Haspel, who is under scrutiny because of her past oversight of a CIA ‘black site’ in Thailand, has told senators over the past two weeks that she understands waterboarding is illegal and that she would follow the law if confirmed, according to two sources with knowledge of the conversations.

She has also distanced herself from the destruction of CIA tapings of harsh interrogations, saying she didn’t order the tapes to be destroyed, the sources said. And she has argued that the post 9/11 mindset in the CIA and federal laws over interrogation tactics are far different today.

The language here suggests that this is reassuring information. Haspel, now chastened, “understands” that waterboarding is illegal, even though there were laws prohibiting it when the CIA last engaged in the practice. She has “distanced” herself from the destruction of the torture tapes, even though she served as the chief of staff to the CIA official who ordered their destruction, and—according to his memoir—wrote a draft of the order. And she claims that the agency’s “mindset” has changed, as if another serious terrorist attack wouldn’t generate the same panic that led the Bush Administration to flout the law in the name of national security. (A 2016 New York Times analysis optimistically suggested that barriers constructed in the wake of Bush-era abuses would make it difficult for Trump to revive torture, as he has publicly said he would like to do. But the article did not suggest that it would be impossible.)

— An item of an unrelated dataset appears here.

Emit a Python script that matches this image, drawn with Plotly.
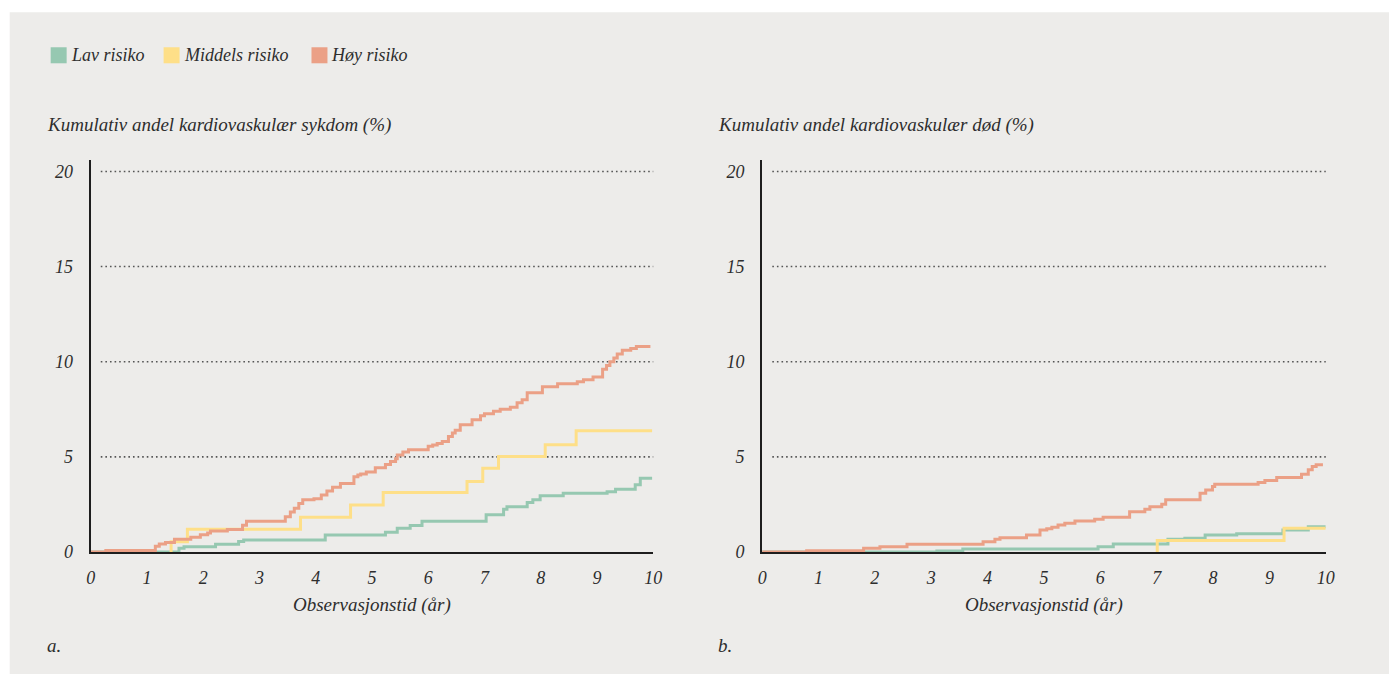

Since a return to the torture regime remains a live possibility, lawmakers who are genuinely opposed to torture should take this opportunity to signal that even if abuses won’t result in legal accountability, they at least might obstruct an official’s promotion to agency director. I’m not optimistic that this will happen; recent experience suggests instead that complacency and arrogance will prevail. That seems like an apt way to characterize the belief that our officials would never again torture or cover up torture, since they can evidently count not only on legal impunity, but—as we may soon see—professional impunity as well.